High-quality early childhood development programs can deliver an annual return of 13 percent per child on upfront costs through better outcomes in education, health, employment and social behavior in the decades that follow, according to a new study by Nobel-winning economist James Heckman and researchers at the University of Chicago and University of Southern California.
The researchers analyzed the long-term effects of two identical, random-controlled preschool studies conducted in North Carolina in the early 1970s: The Carolina Abecedarian Project and the Carolina Approach to Responsive Education. The programs provided comprehensive programing to disadvantaged children, and both studies have long-term follow-ups through about age 35.
The findings, released Monday in a working paper titled “The Lifecycle Benefits of an Influential Early Childhood Program,” show how high-quality programs can reduce taxpayer costs, improve economic prospects for parents and provide enduring benefits for children well into adulthood.
“The data speaks for itself,” said Heckman, the Henry Schultz Distinguished Service Professor and director of the Center for the Economics of Human Development. “Investing in the continuum of learning from birth to age 5 not only impacts each child, but it also strengthens our country’s workforce today and prepares future generations to be competitive in the global economy tomorrow.”
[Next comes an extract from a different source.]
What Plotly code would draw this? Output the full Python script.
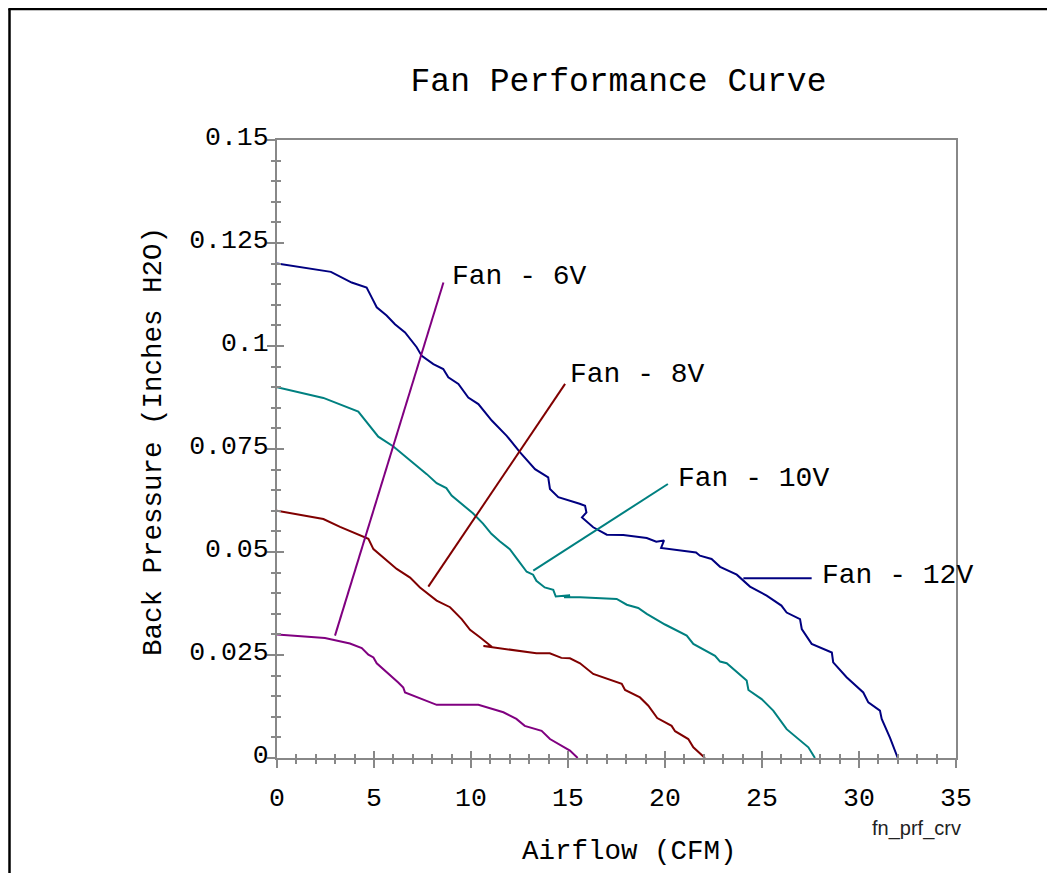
import plotly.graph_objects as go

# ---- data ----
fan12_x = [0, 2.78, 3.85, 4.62, 4.88, 5.14, 5.65, 6.08, 6.6, 7.2, 7.46, 8.06, 8.57, 8.83, 9.35, 9.86,
           10.38, 11.07, 11.84, 12.53, 13.3, 13.98, 14.07, 14.5, 15.6, 15.88, 15.95, 15.72, 16.3, 17.0,
           17.85, 19.06, 19.55, 19.95, 19.8, 21.6, 21.8, 22.4, 22.84, 23.7, 24.38, 25.24, 26.0, 26.27,
           26.96, 27.05, 27.56, 28.6, 28.67, 29.36, 30.22, 30.48, 31.08, 31.17, 31.6, 32.0]
fan12_y = [0.120, 0.118, 0.1154, 0.1142, 0.1118, 0.1094, 0.1074, 0.1053, 0.1033, 0.0997, 0.0976,
           0.0956, 0.0944, 0.0924, 0.0908, 0.0875, 0.0859, 0.0819, 0.0782, 0.0742, 0.0701, 0.0681,
           0.0653, 0.0633, 0.0617, 0.0612, 0.0596, 0.0584, 0.056, 0.0542, 0.0541, 0.0534, 0.0525,
           0.0528, 0.0510, 0.0499, 0.0491, 0.0483, 0.0464, 0.0445, 0.0416, 0.0394, 0.0370, 0.0353,
           0.0337, 0.0313, 0.0277, 0.0256, 0.0232, 0.0196, 0.0159, 0.0135, 0.0115, 0.0095, 0.0049, 0.0]

fan10_x = [0, 2.39, 4.19, 4.79, 5.22, 6.0, 6.69, 7.2, 7.72, 8.23, 8.73, 9.0, 9.5, 10.1, 10.62, 11.05,
           11.48, 12.0, 12.44, 12.87, 13.2, 13.37, 13.8, 14.24, 14.37, 15.1, 14.8, 15.62, 17.51, 18.03,
           18.62, 19.06, 20.0, 21.12, 21.46, 22.58, 22.84, 23.18, 24.21, 24.3, 24.98, 25.58, 26.27,
           27.39, 27.73]
fan10_y = [0.090, 0.0874, 0.0841, 0.0807, 0.078, 0.0756, 0.073, 0.071, 0.0689, 0.0667, 0.0655, 0.0637,
           0.0618, 0.0594, 0.0569, 0.0544, 0.0526, 0.0507, 0.0479, 0.0452, 0.0445, 0.043, 0.0414,
           0.0408, 0.0392, 0.0395, 0.0390, 0.0390, 0.0386, 0.0372, 0.0364, 0.035, 0.0324, 0.0297,
           0.0277, 0.0248, 0.0234, 0.023, 0.0188, 0.0165, 0.0143, 0.0115, 0.007, 0.0026, 0.0]

fan8_x = [0, 2.39, 3.25, 4.71, 4.97, 5.57, 6.17, 6.86, 7.37, 8.23, 8.92, 9.52, 9.95, 10.46, 11.07,
          10.64, 13.37, 14.06, 14.66, 15.1, 15.62, 16.3, 17.77, 17.94, 18.71, 19.14, 19.6, 20.34,
          20.52, 21.2, 21.46, 22.06]
fan8_y = [0.060, 0.058, 0.0561, 0.0532, 0.0507, 0.0484, 0.0459, 0.0438, 0.0414, 0.0382, 0.0366,
          0.0337, 0.0311, 0.0293, 0.027, 0.0272, 0.0254, 0.0254, 0.0243, 0.0242, 0.023, 0.0204,
          0.018, 0.0165, 0.0147, 0.0127, 0.0097, 0.0078, 0.0065, 0.0046, 0.0026, 0.0]

fan6_x = [0, 2.47, 3.76, 4.37, 4.71, 4.97, 5.14, 5.48, 5.82, 6.25, 6.51, 6.6, 8.23, 10.38, 11.67,
          12.34, 12.77, 13.64, 14.07, 15.1, 15.5]
fan6_y = [0.030, 0.0291, 0.0278, 0.0267, 0.0251, 0.0244, 0.023, 0.0216, 0.02, 0.0183, 0.0171, 0.0159,
          0.0129, 0.0129, 0.0111, 0.0095, 0.0078, 0.0066, 0.0046, 0.0018, 0.0]

# leader lines: start point (on curve) and end point (at label)
labels = ["Fan - 6V", "Fan - 8V", "Fan - 10V", "Fan - 12V"]
leader_x0 = [2.99, 7.8, 13.21, 24.04]
leader_y0 = [0.0297, 0.0416, 0.0455, 0.0436]
leader_x1 = [8.58, 14.85, 20.15, 27.56]
leader_y1 = [0.1154, 0.0908, 0.0665, 0.0436]

x_ticks = [0, 5, 10, 15, 20, 25, 30, 35]
y_ticks = [0, 0.025, 0.05, 0.075, 0.1, 0.125, 0.15]
y_ticktext = ["0", "0.025", "0.05", "0.075", "0.1", "0.125", "0.15"]

colors = ["#800080", "#800000", "#008080", "#000080"]
curves = [(fan6_x, fan6_y), (fan8_x, fan8_y), (fan10_x, fan10_y), (fan12_x, fan12_y)]

MONO = "Courier New, Liberation Mono, monospace"
AXC = "#888888"

fig = go.Figure()
for (cx, cy), c in zip(curves, colors):
    fig.add_trace(go.Scatter(x=cx, y=cy, mode="lines", line=dict(color=c, width=2),
                             showlegend=False, hoverinfo="skip"))
for i, c in enumerate(colors):
    fig.add_trace(go.Scatter(x=[leader_x0[i], leader_x1[i]], y=[leader_y0[i], leader_y1[i]],
                             mode="lines", line=dict(color=c, width=2), showlegend=False,
                             hoverinfo="skip", xaxis="x2", yaxis="y2"))

shifts = [(8, 6), (4, 9), (9, 6), (9, 3)]
for i, lab in enumerate(labels):
    fig.add_annotation(x=leader_x1[i], y=leader_y1[i], text=lab, showarrow=False,
                       xanchor="left", yanchor="middle", xshift=shifts[i][0], yshift=shifts[i][1],
                       font=dict(family=MONO, size=28, color="black"), borderpad=0)

OFF = 8  # page body margin
W, H = 1055 - 2 * OFF, 881 - 2 * OFF
L, R, T, B = 269, 91, 132, 115
pw, ph = W - L - R, H - T - B

def px(xp):
    return (xp - OFF - L) / pw

def py(yp):
    return (H - B - (yp - OFF)) / ph

# axis titles and footer
fig.add_annotation(x=px(629), y=py(851), xref="paper", yref="paper", text="Airflow (CFM)",
                   showarrow=False, xanchor="center", yanchor="middle",
                   font=dict(family=MONO, size=27.5, color="black"))
fig.add_annotation(x=px(153), y=py(442), xref="paper", yref="paper",
                   text="Back Pressure (Inches H2O)", textangle=-90,
                   showarrow=False, xanchor="center", yanchor="middle",
                   font=dict(family=MONO, size=27.5, color="black"))
fig.add_annotation(x=px(916), y=py(828), xref="paper", yref="paper", text="fn_prf_crv",
                   showarrow=False, xanchor="center", yanchor="middle",
                   font=dict(family="Arial, Liberation Sans, sans-serif", size=20, color="#222222"))

# outer frame (left and top edges)
fig.add_shape(type="line", xref="paper", yref="paper", x0=px(9.5), x1=px(9.5), y0=py(9), y1=py(900),
              line=dict(color="black", width=2.5))
fig.add_shape(type="line", xref="paper", yref="paper", x0=px(8.3), x1=px(1100), y0=py(9), y1=py(9),
              line=dict(color="black", width=2.5))

fig.update_layout(
    width=W, height=H,
    margin=dict(l=L, r=R, t=T, b=B),
    paper_bgcolor="white", plot_bgcolor="white",
    title=dict(text="Fan Performance Curve", x=px(618.5), xref="paper", xanchor="center",
               y=1 - (79 - OFF) / H, yref="container", yanchor="middle",
               font=dict(family=MONO, size=33, color="black")),
    xaxis=dict(range=[0, 35], tickvals=x_ticks, ticks="outside", ticklen=8, tickwidth=2,
               tickcolor=AXC, showline=True, linecolor=AXC, linewidth=2, mirror=True,
               showgrid=False, zeroline=False, ticklabelstandoff=6,
               minor=dict(dtick=1, ticks="outside", ticklen=4, tickwidth=1.5, tickcolor=AXC),
               tickfont=dict(family=MONO, size=26.5, color="black")),
    yaxis=dict(range=[0, 0.15], tickvals=y_ticks, ticktext=y_ticktext, ticks="outside", ticklen=8,
               tickwidth=2, tickcolor=AXC, showline=True, linecolor=AXC, linewidth=2, mirror=True,
               showgrid=False, zeroline=False, ticklabelshift=-4, ticklabelstandoff=-7,
               minor=dict(dtick=0.005, ticks="outside", ticklen=4, tickwidth=1.5, tickcolor=AXC),
               tickfont=dict(family=MONO, size=26.5, color="black")),
    xaxis2=dict(range=[0, 35], overlaying="x", anchor="y2", side="bottom", tickvals=x_ticks,
                ticks="inside", ticklen=7, tickwidth=2, tickcolor=AXC, showticklabels=False,
                showline=False, showgrid=False, zeroline=False,
                minor=dict(dtick=1, ticks="inside", ticklen=4, tickwidth=1.5, tickcolor=AXC)),
    yaxis2=dict(range=[0, 0.15], overlaying="y", anchor="x2", side="left", tickvals=y_ticks,
                ticks="inside", ticklen=7, tickwidth=2, tickcolor=AXC, showticklabels=False,
                showline=False, showgrid=False, zeroline=False,
                minor=dict(dtick=0.005, ticks="inside", ticklen=4, tickwidth=1.5, tickcolor=AXC)),
)

fig.write_html("out.html")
In previous work, Heckman established a 7 percent to 10 percent return on investment based on analysis of the Perry Preschool program, which served 3- and 4-year-olds. The two North Carolina programs analyzed in the most recent research spanned from birth to age 5 and combined health, nutrition, family engagement, child care and early learning.
The researchers calculated the return on investment through life outcomes, such as health, involvement in crime, labor income, IQ and increases in mothers’ labor income as a result of subsidized childcare. The paper estimates the investment in high-quality programs returns 13 percent per child annually—a rate of return that’s comparable to returns on a savings account or the stock market.
The study relies on data collected annually from birth until the age of 8 and then at various points in adolescence and adulthood. It includes data on cognitive skills, education and family economic characteristics as well as a full medical survey at age 35 and detailed records of any criminal activity.
For those who were enrolled in the high-quality early child programs, the beneficial outcomes included improved adult health, particularly the reduction among males in metabolic syndrome, which raises the risks for heart disease, diabetes and other health problems. The researchers also found that children in the two programs saw a permanent boost in IQ.
"No one category by itself drives the high return that we estimate; it's the overall effect across outcomes that are measured throughout the life cycle," said co-author Jorge Luis García, a doctoral student at UChicago.
The findings show how high-quality early childhood programs can increase economic mobility for two generations by freeing working parents to build their careers and increase wages over time, Heckman said, while their children develop a broad range of foundational skills that lead to lifelong success.
Heckman and García conducted the research with Duncan Ermini Leaf of the Leonard D. Schaeffer Center for Health Policy and Economics at the University of Southern California; and María José Prados, of the University of Southern California’s Dornsife Center for Economic and Social Research. The research was funded by the Buffett Early Childhood Fund, Pritzker Children’s Initiative and the Robert Wood Johnson Foundation’s Policies for Action program.